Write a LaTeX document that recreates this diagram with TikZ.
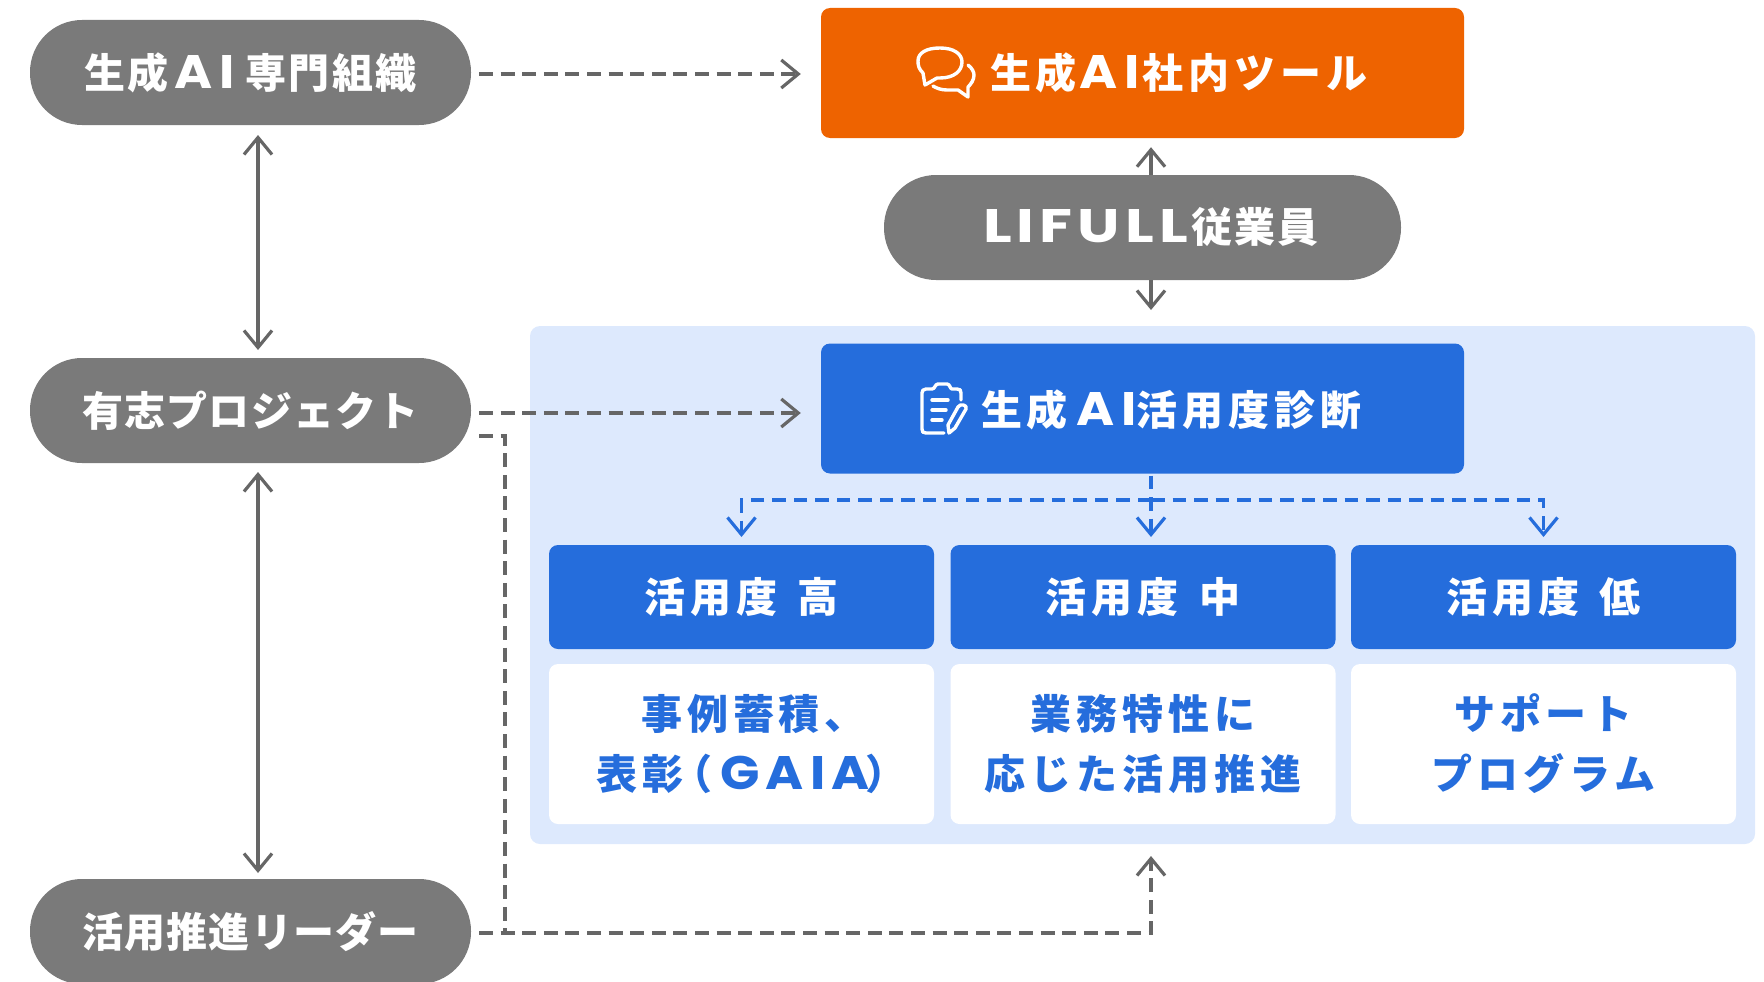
\documentclass[tikz,border=0pt]{standalone}
\usepackage{fontspec}
\setmainfont{Noto Sans CJK JP Black}[LetterSpace=6]
\newfontfamily\jpwide{Noto Sans CJK JP Black}[LetterSpace=12]
\newfontfamily\jptight{Noto Sans CJK JP Black}[LetterSpace=3]
\newfontfamily\latfont{Poppins}[LetterSpace=13,FakeStretch=1.1]
\newfontfamily\latwide{Poppins}[LetterSpace=11,FakeStretch=1.28]
\newcommand{\latn}[1]{{\fontsize{47}{60}\selectfont\latfont\bfseries #1}}
\newcommand{\latw}[1]{{\fontsize{47}{60}\selectfont\latwide\bfseries #1}}
\usetikzlibrary{arrows.meta}
\definecolor{pillgray}{HTML}{7A7A7A}
\definecolor{linegray}{HTML}{666666}
\definecolor{orangebox}{HTML}{EE6300}
\definecolor{bluebox}{HTML}{256DDC}
\definecolor{panelblue}{HTML}{DDE9FD}
\tikzset{
  lbl/.style={font=\fontsize{41}{60}\selectfont,inner sep=0pt,outer sep=0pt,align=center},
  wlbl/.style={font=\fontsize{41}{60}\selectfont\jpwide,inner sep=0pt,outer sep=0pt,align=center},
  tlbl/.style={font=\fontsize{41}{60}\selectfont\jptight},
  pill/.style={lbl,fill=pillgray,text=white,rounded corners=52pt,minimum width=441pt,minimum height=105pt},
  bigbox/.style={fill=#1,rounded corners=9pt,inner sep=0pt,minimum width=643pt,minimum height=130pt},
  lvlbox/.style={wlbl,fill=bluebox,text=white,rounded corners=9pt,minimum width=385pt,minimum height=104pt},
  resbox/.style={wlbl,fill=white,text=bluebox,rounded corners=9pt,minimum width=385pt,minimum height=160pt},
  tiplbl/.style={wlbl,text=white},
  conn/.style={line width=3.3pt,draw=linegray},
  gdash/.style={conn,dash pattern=on 14pt off 7.6pt},
  bdash/.style={line width=3.4pt,draw=bluebox,dash pattern=on 13.5pt off 8pt},
  icon/.style={draw=white,line width=3.4pt,line join=round,line cap=round}
}
\begin{document}
\begin{tikzpicture}[x=1pt,y=-1pt,>={Straight Barb[length=17pt,width=28pt,line width=3.2pt]}]
\clip (0,0) rectangle (1764,982);
\fill[panelblue,rounded corners=10pt] (530,326) rectangle (1755,844);
\node[pill] (p1) at (250.5,72.5) {生成\kern6pt\latn{AI}\kern11pt 専門組織};
\node[pill,tlbl] (p2) at (250.5,410.5) {有志プロジェクト};
\node[pill,tlbl] (p3) at (250.5,931.5) {活用推進リーダー};
\node[pill,minimum width=517pt] (emp) at (1142.5,227.5) {\kern17pt\raisebox{-1.5pt}{\latw{LIFULL}\kern3pt 従業員}};
\node[bigbox=orangebox] (tool) at (1142.5,73) {};
\node[bigbox=bluebox] (diag) at (1142.5,408.5) {};
\node[tiplbl,anchor=west] (tooltxt) at (990,73) {生成\kern3pt\latn{AI}\kern3pt 社内ツール};
\node[tiplbl,anchor=west] (diagtxt) at (981,410) {生成\kern9pt\latn{AI}活用度診断};
\node[lvlbox] (hi) at (741.5,597) {活用度 \kern6pt 高};
\node[lvlbox] (mid) at (1143,597) {活用度 \kern6pt 中};
\node[lvlbox] (lo) at (1543.5,597) {活用度 \kern6pt 低};
\node[resbox] (rhi) at (741.5,744) {\kern24pt 事例蓄積、\\表彰\kern-12pt（\kern8pt\latn{GAIA}\kern-4pt）\kern-20pt};
\node[resbox] (rmid) at (1143,744) {業務特性に\\応じた活用推進};
\node[resbox] (rlo) at (1543.5,744) {サポート\\プログラム};
% chat icon
\draw[icon] (925,85) -- (923,73) .. controls (919,69) and (918,66) .. (918,61)
  .. controls (918,53) and (926,48) .. (940,48) .. controls (954,48) and (962,54) .. (962,62)
  .. controls (962,71) and (954,78) .. (940,78) -- (937,78) -- cycle;
\draw[icon] (968,65) .. controls (972,68) and (974,72) .. (974,75) .. controls (974,80) and (971,84) .. (968,87)
  -- (968,97) -- (958,90) -- (947,90) .. controls (941,90) and (936,88) .. (933,86);
% clipboard icon
\draw[icon] (961,400) -- (961,393) .. controls (961,390) and (960,389) .. (957,389) -- (952,389)
  .. controls (950,389) and (950,384) .. (947,384) -- (938,384) .. controls (935,384) and (935,389) .. (932,389)
  -- (926,389) .. controls (923,389) and (922,391) .. (922,393)
  -- (922,429) .. controls (922,432) and (923,433) .. (926,433) -- (944,433);
\draw[icon] (932,400) -- (948,400) (932,410) -- (946,410) (932,420) -- (942,420);
\draw[icon] (949,433) -- (948,425) -- (958,407) .. controls (960,403) and (968,405) .. (966,409) -- (955,428) -- cycle;
% connectors
\draw[gdash,->,shorten <=8pt,shorten >=20pt] ([yshift=-1.5pt]p1.east) -- ([yshift=-1pt]tool.west);
\draw[gdash,->,shorten <=8pt,shorten >=20pt] ([yshift=-2.5pt]p2.east) -- ([yshift=-4.5pt]diag.west);
\draw[conn,<->,shorten <=10pt,shorten >=8pt] ([xshift=7.5pt]p1.south) -- ([xshift=7.5pt]p2.north);
\draw[conn,<->,shorten <=9pt,shorten >=6pt] ([xshift=7.5pt]p2.south) -- ([xshift=7.5pt]p3.north);
\draw[conn,->,shorten >=9pt] ([xshift=8.5pt]emp.north) -- ([xshift=8.5pt]emp.north |- tool.south);
\draw[conn,->] ([xshift=8.5pt]emp.south) -- ++(0,30);
\coordinate (j1) at (505,436);
\coordinate (j2) at (505,933);
\coordinate (j3) at (1151,933);
\coordinate (j4) at (1151,856);
\draw[gdash,shorten <=8pt] (p2.east |- j1) -- (j1) -- (j2);
\draw[gdash,->,shorten <=8pt] (p3.east |- j2) -- (j3) -- (j4);
\coordinate (b0) at (1151,500);
\draw[bdash,->,shorten <=2pt,shorten >=8pt] ([xshift=8.5pt]diag.south) -- ([xshift=8pt]mid.north);
\draw[bdash,->,shorten >=8pt] (b0) -| (hi.north);
\draw[bdash,->,shorten >=8pt] (b0) -| (lo.north);
\end{tikzpicture}
\end{document}
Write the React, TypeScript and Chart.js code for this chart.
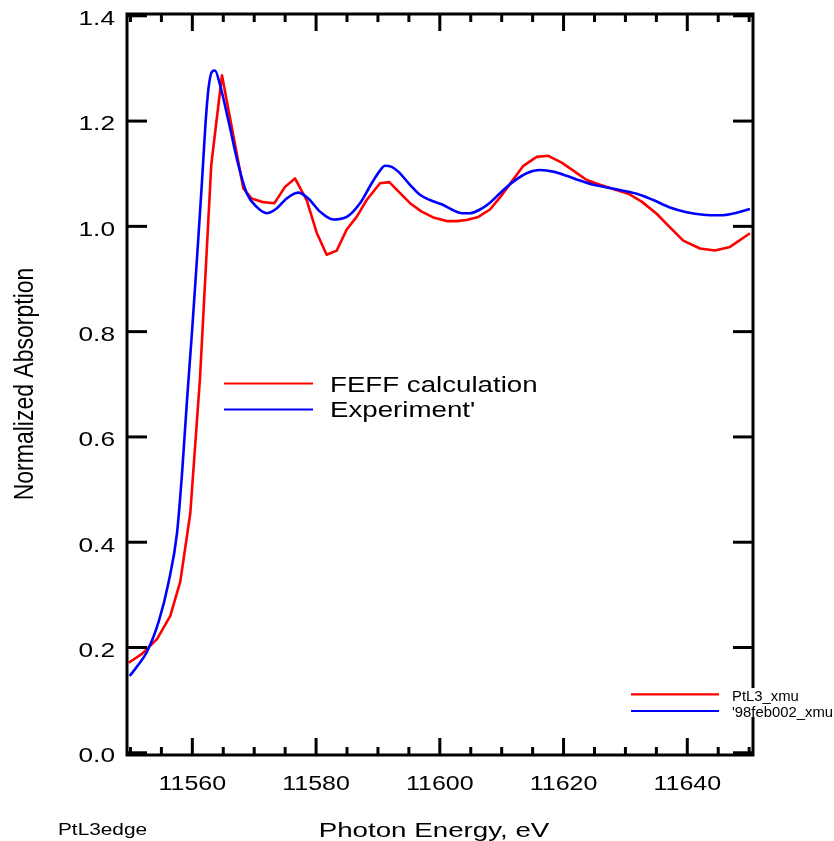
import { useEffect, useRef } from "react";
import { Chart, registerables } from "chart.js";

Chart.register(...registerables);

// ---- data ----
const feffEnergy = [
  11549.71, 11551.86, 11554.29, 11556.44, 11558.05, 11559.67, 11561.24, 11563.06,
  11564.79, 11568.24, 11569.59, 11571.47, 11573.25, 11574.98, 11576.59, 11578.48,
  11580.1, 11581.71, 11583.33, 11584.95, 11586.56, 11588.18, 11590.33, 11591.83,
  11595.18, 11597.07, 11598.94, 11601.11, 11602.73, 11604.34, 11606.22, 11608.11,
  11609.73, 11611.62, 11613.5, 11615.66, 11617.53, 11619.7, 11621.57, 11623.74,
  11625.89, 11628.04, 11630.46, 11632.63, 11635.05, 11637.2, 11639.35, 11642.05,
  11644.47, 11646.9, 11650.13,
];
const feffMu = [
  0.171, 0.188, 0.216, 0.26, 0.325, 0.455, 0.712, 1.117,
  1.287, 1.072, 1.053, 1.046, 1.044, 1.075, 1.091, 1.05,
  0.988, 0.946, 0.954, 0.994, 1.018, 1.05, 1.082, 1.084,
  1.044, 1.028, 1.017, 1.01, 1.01, 1.012, 1.018, 1.032,
  1.055, 1.085, 1.115, 1.132, 1.134, 1.121, 1.106, 1.088,
  1.079, 1.071, 1.062, 1.047, 1.024, 0.998, 0.973, 0.958,
  0.954, 0.961, 0.987,
];

const expEnergy = [
  11549.88, 11551.06, 11552.67, 11554.56, 11556.18, 11557.52, 11558.33, 11559.14,
  11559.95, 11560.76, 11561.56, 11562.1, 11562.61, 11563.18, 11563.66, 11564.47,
  11565.81, 11567.43, 11568.79, 11570.4, 11572.11, 11573.63, 11575.25, 11577.12,
  11578.74, 11580.63, 11582.78, 11584.95, 11587.1, 11588.99, 11590.33, 11591.14,
  11592.22, 11593.29, 11595.18, 11596.79, 11598.41, 11600.3, 11601.92, 11603.53,
  11604.88, 11606.49, 11608.11, 11609.73, 11611.88, 11614.04, 11616.19, 11618.34,
  11620.51, 11622.66, 11624.81, 11626.97, 11629.12, 11631.82, 11634.5, 11637.2,
  11639.9, 11642.58, 11645.28, 11647.98, 11650.13,
];
const expMu = [
  0.146, 0.164, 0.192, 0.249, 0.325, 0.417, 0.53, 0.67,
  0.8, 0.94, 1.085, 1.19, 1.262, 1.294, 1.296, 1.269,
  1.202, 1.117, 1.063, 1.037, 1.025, 1.034, 1.053, 1.064,
  1.053, 1.028, 1.013, 1.018, 1.044, 1.082, 1.106, 1.115,
  1.113, 1.104, 1.079, 1.06, 1.05, 1.042, 1.032, 1.025,
  1.025, 1.032, 1.045, 1.063, 1.085, 1.101, 1.107, 1.104,
  1.096, 1.087, 1.079, 1.074, 1.069, 1.062, 1.05, 1.036,
  1.027, 1.022, 1.021, 1.026, 1.033,
];

const xMajorTicks = [11560, 11580, 11600, 11620, 11640];
const xTickLabels = ["11560", "11580", "11600", "11620", "11640"];
const xMinorTicks = [
  11550, 11555, 11565, 11570, 11575, 11585, 11590, 11595, 11605, 11610,
  11615, 11625, 11630, 11635, 11645, 11650,
];
const yTicks = [0.0, 0.2, 0.4, 0.6, 0.8, 1.0, 1.2, 1.4];
const yTickLabels = ["0.0", "0.2", "0.4", "0.6", "0.8", "1.0", "1.2", "1.4"];

const seriesNames = ["FEFF calculation", "Experiment'"];
const fileNames = ["PtL3_xmu", "'98feb002_xmu"];
const xTitle = "Photon Energy, eV";
const yTitle = "Normalized Absorption";
const footnote = "PtL3edge";

const FONT = "'Liberation Sans', Arial, sans-serif";

function drawText(
  ctx: CanvasRenderingContext2D,
  text: string,
  x: number,
  y: number,
  size: number,
  sx: number,
  align: CanvasTextAlign
) {
  ctx.save();
  ctx.font = `${size}px ${FONT}`;
  ctx.textAlign = align;
  ctx.textBaseline = "alphabetic";
  ctx.fillStyle = "#000";
  ctx.translate(x, y);
  ctx.scale(sx, 1);
  ctx.fillText(text, 0, 0);
  ctx.restore();
}

const framePlugin = {
  id: "frameDecor",
  afterDraw(chart: any) {
    const { ctx, chartArea: a, scales } = chart;
    const xs = scales.x;
    const ys = scales.y;
    ctx.save();
    ctx.strokeStyle = "#000";
    ctx.lineWidth = 3;
    ctx.lineCap = "butt";
    const seg = (x1: number, y1: number, x2: number, y2: number) => {
      ctx.beginPath();
      ctx.moveTo(x1, y1);
      ctx.lineTo(x2, y2);
      ctx.stroke();
    };
    ctx.strokeRect(a.left, a.top, a.right - a.left, a.bottom - a.top);
    for (const v of xMinorTicks) {
      const px = xs.getPixelForValue(v);
      seg(px, a.bottom, px, a.bottom - 8);
      seg(px, a.top, px, a.top + 8);
    }
    for (const v of xMajorTicks) {
      const px = xs.getPixelForValue(v);
      seg(px, a.bottom, px, a.bottom - 17);
      seg(px, a.top, px, a.top + 17);
    }
    for (const v of yTicks) {
      const py = ys.getPixelForValue(v);
      seg(a.left, py, a.left + 20, py);
      seg(a.right, py, a.right - 20, py);
    }
    ctx.restore();

    // tick labels
    xMajorTicks.forEach((v, i) => {
      drawText(ctx, xTickLabels[i], xs.getPixelForValue(v), 790, 20.5, 1.22, "center");
    });
    yTicks.forEach((v, i) => {
      drawText(ctx, yTickLabels[i], a.left - 12, ys.getPixelForValue(v) + 9.3, 20.5, 1.28, "right");
    });

    // titles
    drawText(ctx, xTitle, 434, 836.5, 21, 1.32, "center");
    drawText(ctx, footnote, 58, 835, 16, 1.3, "left");

    ctx.save();
    ctx.font = `23px ${FONT}`;
    ctx.textAlign = "center";
    ctx.textBaseline = "alphabetic";
    ctx.fillStyle = "#000";
    ctx.translate(33, 384);
    ctx.scale(1.2, 1);
    ctx.rotate(-Math.PI / 2);
    ctx.fillText(yTitle, 0, 0);
    ctx.restore();

    // legends
    const colors = chart.data.datasets.map((d: any) => d.borderColor);
    const byName = (n: string) =>
      colors[chart.data.datasets.findIndex((d: any) => d.label === n)];
    ctx.save();
    ctx.lineWidth = 2.2;
    seriesNames.forEach((n, i) => {
      const yy = 383.5 + i * 26;
      ctx.strokeStyle = byName(n);
      ctx.beginPath();
      ctx.moveTo(224, yy);
      ctx.lineTo(313, yy);
      ctx.stroke();
      drawText(ctx, n, 330, 391.7 + i * 25.5, 22.5, 1.23, "left");
    });
    ctx.fillStyle = "#fff";
    ctx.fillRect(727, 688, 834 - 727, 29);
    fileNames.forEach((n, i) => {
      const yy = 694.3 + i * 16.7;
      ctx.strokeStyle = byName(seriesNames[i]);
      ctx.beginPath();
      ctx.moveTo(631, yy);
      ctx.lineTo(719, yy);
      ctx.stroke();
      drawText(ctx, n, 732, 701 + i * 15.7, 14, 1.06, "left");
    });
    ctx.restore();
  },
};

export default function App() {
  const ref = useRef<HTMLCanvasElement | null>(null);
  useEffect(() => {
    document.body.style.margin = "0";
    const canvas = ref.current;
    if (!canvas) return;
    const chart = new Chart(canvas, {
      type: "line",
      data: {
        datasets: [
          {
            label: seriesNames[0],
            data: feffEnergy.map((e, i) => ({ x: e, y: feffMu[i] })),
            borderColor: "#ff0000",
            borderWidth: 2.6,
            borderJoinStyle: "round",
            tension: 0,
            pointRadius: 0,
            fill: false,
            order: 2,
          },
          {
            label: seriesNames[1],
            data: expEnergy.map((e, i) => ({ x: e, y: expMu[i] })),
            borderColor: "#0000ff",
            borderWidth: 2.6,
            borderJoinStyle: "round",
            cubicInterpolationMode: "monotone",
            pointRadius: 0,
            fill: false,
            order: 1,
          },
        ],
      },
      options: {
        responsive: false,
        animation: false,
        devicePixelRatio: 1,
        layout: { padding: { left: 127, top: 14, right: 81, bottom: 86 } },
        plugins: { legend: { display: false }, tooltip: { enabled: false } },
        events: [],
        scales: {
          x: { type: "linear", min: 11549.44, max: 11650.62, display: false },
          y: { type: "linear", min: -0.0042, max: 1.4034, display: false },
        },
      },
      plugins: [framePlugin],
    });
    return () => chart.destroy();
  }, []);
  return (
    <canvas
      ref={ref}
      width={834}
      height={841}
      style={{ position: "absolute", left: 0, top: 0, display: "block" }}
    />
  );
}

-.-.-

### YOUR TASK:
Omit the pictures. Extract exactly the lines that begin with the one holding "Write the React, TypeScript" and end with the one holding "Chart.register(...registerables);", inclusive.

### RIGHT ANSWER:
Write the React, TypeScript and Chart.js code for this chart.
import { useEffect, useRef } from "react";
import { Chart, registerables } from "chart.js";

Chart.register(...registerables);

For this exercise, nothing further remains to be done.